Клуб, который непосредственно участвовал в создании Совета культурно-демократического движения, уже давно перестал быть узколитературным. П. Коршунов заметил, что такая политика идет клубу во вред. Но аппарат не может продемонстрировать ни культурных, ни моральных, ни экономических способностей решать назревшие проблемы – их предстоит решить силами гражданских организаций.
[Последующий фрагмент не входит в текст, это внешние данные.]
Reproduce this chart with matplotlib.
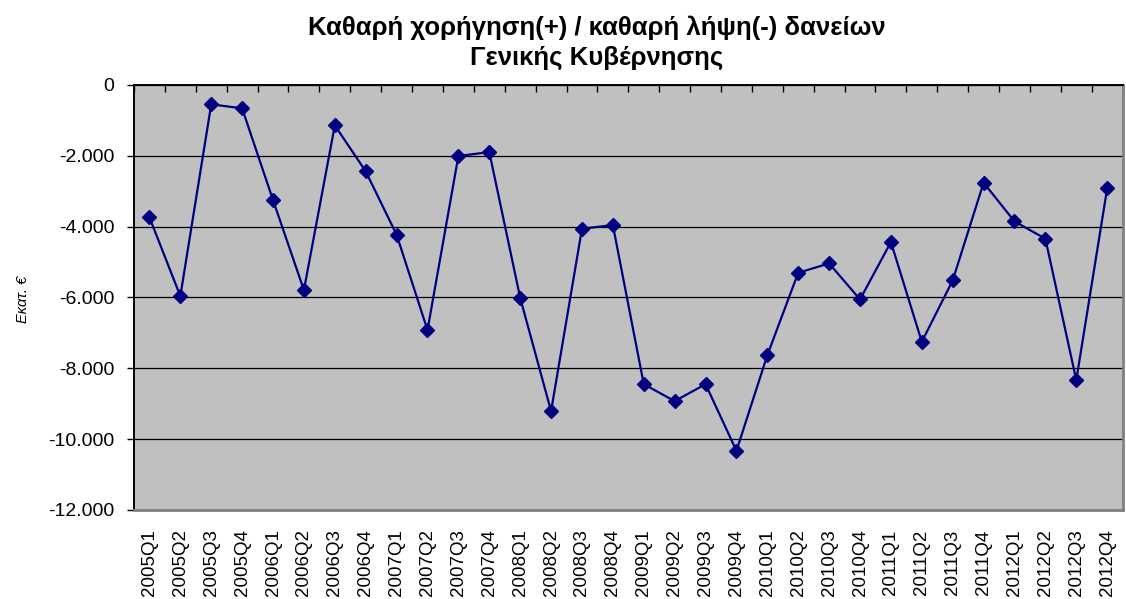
import matplotlib
matplotlib.use('Agg')
import matplotlib.pyplot as plt
from matplotlib.ticker import FuncFormatter, FixedLocator

plt.rcParams['font.family'] = ['Liberation Sans', 'DejaVu Sans']

# quarters and net lending(+)/borrowing(-) of general government, million euro
quarters = ['2005Q1', '2005Q2', '2005Q3', '2005Q4',
            '2006Q1', '2006Q2', '2006Q3', '2006Q4',
            '2007Q1', '2007Q2', '2007Q3', '2007Q4',
            '2008Q1', '2008Q2', '2008Q3', '2008Q4',
            '2009Q1', '2009Q2', '2009Q3', '2009Q4',
            '2010Q1', '2010Q2', '2010Q3', '2010Q4',
            '2011Q1', '2011Q2', '2011Q3', '2011Q4',
            '2012Q1', '2012Q2', '2012Q3', '2012Q4']
net_lending = [-3737, -5961, -546, -659,
               -3249, -5791, -1139, -2439,
               -4228, -6921, -2006, -1893,
               -6008, -9210, -4059, -3955,
               -8447, -8927, -8447, -10330,
               -7628, -5302, -5038, -6055,
               -4435, -7251, -5518, -2759,
               -3851, -4341, -8334, -2919]
y_ticks = [0, -2000, -4000, -6000, -8000, -10000, -12000]

title = 'Καθαρή χορήγηση(+) / καθαρή λήψη(-) δανείων\nΓενικής Κυβέρνησης'
y_label = 'Εκατ. €'


def greek_thousands(v, pos):
    return '{:,.0f}'.format(v).replace(',', '.')


fig = plt.figure(figsize=(11.26, 5.99), dpi=100)
ax = fig.add_axes([0.119, 0.1486, 0.878, 0.7095])
ax.set_facecolor('#C0C0C0')

x = list(range(len(quarters)))
ax.plot(x, net_lending, color='#000080', linewidth=1.6,
        marker='D', markersize=7.5, markerfacecolor='#000080',
        markeredgecolor='#000080', zorder=3)

ax.set_xlim(-0.5, len(quarters) - 0.5)
ax.set_ylim(-12000, 0)

ax.set_yticks(y_ticks)
ax.yaxis.set_major_formatter(FuncFormatter(greek_thousands))
ax.grid(axis='y', color='black', linewidth=0.9)
ax.set_axisbelow(True)

# category labels at the bottom, tick marks along the zero line at the top
ax.set_xticks(x)
ax.set_xticklabels(quarters, rotation=90, fontsize=13.5)
ax.tick_params(axis='x', length=0, pad=14)
top = ax.secondary_xaxis('top')
top.xaxis.set_major_locator(FixedLocator([i - 0.5 for i in range(len(quarters) + 1)]))
top.tick_params(axis='x', direction='in', length=5, width=1, labeltop=False, colors='black')
top.spines['top'].set_visible(False)

ax.tick_params(axis='y', direction='out', length=5, width=1, labelsize=14, pad=9)

ax.spines['top'].set_color('black')
ax.spines['top'].set_linewidth(1.4)
ax.spines['left'].set_color('black')
ax.spines['left'].set_linewidth(1.4)
ax.spines['right'].set_color('#808080')
ax.spines['right'].set_linewidth(2)
ax.spines['bottom'].set_color('#808080')
ax.spines['bottom'].set_linewidth(2)

fig.text(0.53, 0.928, title, ha='center', va='center', fontsize=18.5,
         fontweight='bold', linespacing=1.3)
fig.text(0.02, 0.5, y_label, rotation=90, ha='center', va='center',
         fontsize=10.5, style='italic')

fig.savefig('out.png', dpi=100)
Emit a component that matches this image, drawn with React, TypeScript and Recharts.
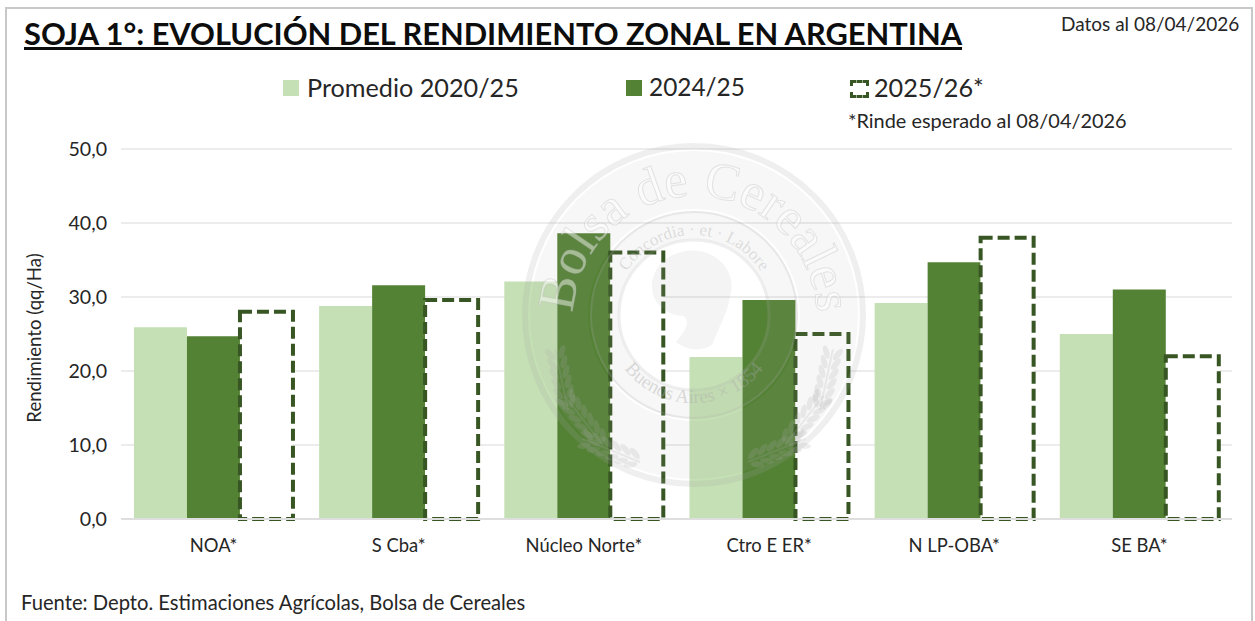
import { BarChart, Bar, XAxis, YAxis, CartesianGrid, Label, ReferenceLine } from "recharts";

const zonas = ["NOA*", "S Cba*", "Núcleo Norte*", "Ctro E ER*", "N LP-OBA*", "SE BA*"];
const promedio = [25.9, 28.8, 32.1, 21.9, 29.2, 25.0];
const campania2425 = [24.7, 31.6, 38.6, 29.6, 34.7, 31.0];
const campania2526 = [28.0, 29.6, 36.0, 25.0, 38.0, 22.0];
const yTicks = [0, 10, 20, 30, 40, 50];

const data = zonas.map((zona, i) => ({
  zona,
  promedio: promedio[i],
  c2425: campania2425[i],
  c2526: campania2526[i],
}));

const font = "Lato, 'Open Sans', sans-serif";
const textColor = "#262626";
const selloGris = "#a8a8a8";
const granos = [0, 1, 2, 3, 4, 5];

// una espiga del sello, dibujada hacia arriba desde el origen
function Espiga({ x, y, rot }: { x: number; y: number; rot: number }) {
  return (
    <g transform={`translate(${x} ${y}) rotate(${rot})`} fill={selloGris} fillOpacity={0.2}>
      <path d="M0 0 L0 -62" stroke={selloGris} strokeOpacity={0.2} strokeWidth={2} fill="none" />
      {granos.map((g) => (
        <g key={g}>
          <ellipse cx={-6} cy={-8 - g * 10} rx={3} ry={7} transform={`rotate(-28 -6 ${-8 - g * 10})`} />
          <ellipse cx={6} cy={-8 - g * 10} rx={3} ry={7} transform={`rotate(28 6 ${-8 - g * 10})`} />
        </g>
      ))}
    </g>
  );
}

// marca de agua de la Bolsa, va por encima de las barras
function Sello() {
  return (
    <svg width={1255} height={621} style={{ position: "absolute", left: 0, top: 0, pointerEvents: "none" }}>
      <defs>
        <path id="arcoExt" d="M 575 340 A 122 122 0 1 1 815 340" />
        <path id="arcoInt" d="M 614 315 A 80 80 0 1 1 774 315" />
        <path id="arcoBajo" d="M 606 315 A 88 88 0 0 0 782 315" />
      </defs>
      <g fill="none" stroke={selloGris}>
        <circle cx={694} cy={315} r={169} strokeWidth={6} strokeOpacity={0.18} />
        <circle cx={694} cy={315} r={135} strokeWidth={58} strokeOpacity={0.09} />
        <circle cx={694} cy={315} r={90} strokeWidth={28} strokeOpacity={0.09} />
        <circle cx={694} cy={315} r={103} strokeWidth={2} strokeOpacity={0.2} />
        <circle cx={694} cy={315} r={75} strokeWidth={3} strokeOpacity={0.2} />
      </g>
      <text fontFamily="'Liberation Serif', serif" fontSize={52} fill="#ffffff" fillOpacity={0.45} stroke={selloGris} strokeOpacity={0.28} strokeWidth={1}>
        <textPath href="#arcoExt" startOffset="50%" textAnchor="middle">Bolsa de Cereales</textPath>
      </text>
      <text fontFamily="'Liberation Serif', serif" fontSize={17} fill={selloGris} fillOpacity={0.35}>
        <textPath href="#arcoInt" startOffset="50%" textAnchor="middle">Concordia · et · Labore</textPath>
      </text>
      <text fontFamily="'Liberation Serif', serif" fontSize={19} fill={selloGris} fillOpacity={0.4}>
        <textPath href="#arcoBajo" startOffset="50%" textAnchor="middle">Buenos Aires × 1854</textPath>
      </text>
      <path
        d="M 652 282 C 656 258 682 246 704 252 C 724 258 736 276 730 296 C 728 308 724 318 720 326 L 712 345 C 700 352 686 350 676 342 C 686 330 690 322 684 316 C 668 316 650 304 652 282 Z"
        fill={selloGris}
        fillOpacity={0.12}
      />
      <Espiga x={603} y={445} rot={-38} />
      <Espiga x={568} y={410} rot={-12} />
      <Espiga x={640} y={462} rot={-68} />
      <Espiga x={785} y={445} rot={38} />
      <Espiga x={820} y={410} rot={12} />
      <Espiga x={748} y={462} rot={68} />
    </svg>
  );
}

function Leyenda() {
  const base: React.CSSProperties = { position: "absolute", fontSize: 25.2, color: textColor, top: 72, lineHeight: "30px", whiteSpace: "nowrap" };
  return (
    <>
      <div style={{ position: "absolute", left: 283, top: 80, width: 16, height: 16, background: "#c5e0b4" }} />
      <div style={{ ...base, left: 307 }}>Promedio 2020/25</div>
      <div style={{ position: "absolute", left: 626, top: 80, width: 16, height: 16, background: "#548235" }} />
      <div style={{ ...base, left: 649, fontSize: 24.4 }}>2024/25</div>
      <div style={{ position: "absolute", left: 850, top: 80, width: 13, height: 12, border: "3px dashed #375623" }} />
      <div style={{ ...base, left: 874 }}>2025/26*</div>
    </>
  );
}

export default function App() {
  return (
    <div style={{ position: "absolute", left: 0, top: 0, width: 1255, height: 621, background: "#fff", fontFamily: font, overflow: "hidden" }}>
      <div style={{ position: "absolute", left: 0, top: 0 }}>
        <BarChart
          width={1255}
          height={621}
          data={data}
          barGap={0}
          barCategoryGap="7%"
          margin={{ top: 149, right: 23, bottom: 0, left: 0 }}
        >
          <CartesianGrid vertical={false} stroke="#d9d9d9" strokeWidth={1} />
          <XAxis
            dataKey="zona"
            height={102}
            tickLine={false}
            axisLine={{ stroke: "#d9d9d9" }}
            tick={{ fontSize: 18.4, fill: textColor }}
            tickMargin={14}
            interval={0}
          />
          <YAxis
            width={121}
            domain={[0, 50]}
            ticks={yTicks}
            tickLine={false}
            axisLine={false}
            tick={{ fontSize: 19.6, fill: textColor }}
            tickMargin={8}
            tickFormatter={(v: number) => v.toFixed(1).replace(".", ",")}
          >
            <Label
              content={() => (
                <text transform="translate(41 338) rotate(-90)" textAnchor="middle" fontSize={18.6} fill={textColor}>
                  Rendimiento (qq/Ha)
                </text>
              )}
            />
          </YAxis>
          <Bar dataKey="promedio" fill="#c5e0b4" isAnimationActive={false} />
          <Bar dataKey="c2425" fill="#548235" isAnimationActive={false} />
          <Bar dataKey="c2526" fill="#ffffff" stroke="#375623" strokeWidth={4} strokeDasharray="12 5" isAnimationActive={false} />
          <ReferenceLine y={0} stroke="#e4e4e4" strokeWidth={2} />
        </BarChart>
      </div>
      <Sello />
      <Leyenda />
      <div style={{ position: "absolute", left: 5, top: 7, width: 1248, height: 640, border: "2px solid #c8c8c8", boxSizing: "border-box" }} />
      <div style={{ position: "absolute", left: 24, top: 12, fontSize: 30.8, fontWeight: 700, color: "#0d0d0d", textDecoration: "underline", whiteSpace: "nowrap", lineHeight: "44px" }}>
        SOJA 1°: EVOLUCIÓN DEL RENDIMIENTO ZONAL EN ARGENTINA
      </div>
      <div style={{ position: "absolute", left: 1061, top: 12, fontSize: 19, color: textColor, whiteSpace: "nowrap" }}>Datos al 08/04/2026</div>
      <div style={{ position: "absolute", left: 848, top: 108, fontSize: 19.9, color: textColor, whiteSpace: "nowrap" }}>*Rinde esperado al 08/04/2026</div>
      <div style={{ position: "absolute", left: 21, top: 590, fontSize: 20.2, color: textColor, whiteSpace: "nowrap" }}>Fuente: Depto. Estimaciones Agrícolas, Bolsa de Cereales</div>
    </div>
  );
}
Общественные организации не знают отчуждения, здесь личная заинтересованность не воображается, а является мотивирующей частью самого дела. Но общественность может существовать и развиваться лишь при условии четких правовых гарантий. Обещанные гарантии не являются заменителем гарантий правовых. Вспомним историю с Молодежным культурным центром, в который влились сотни энтузиастов, привлеченных Положением о любительских объединениях, и были вышвырнуты нежеланием профсоюзного ведомства предоставить площадку для социальных романтиков. Вступившие в МКЦ не обрели ни гарантий, ни чувства независимости, ни веры лицам, ответственным за следование букве Положения.

Многие гражданские инициативы были датированы 1988 годом – политические, культурные, кооперативные, религиозные. Расширение в предшествующие годы круга религиозной общественности – часть общего явления: естественного роста новой социальной ткани.

Но где тот новый Иоанн Кронштадтский, который мог бы говорить с десятками тысяч оглашенных!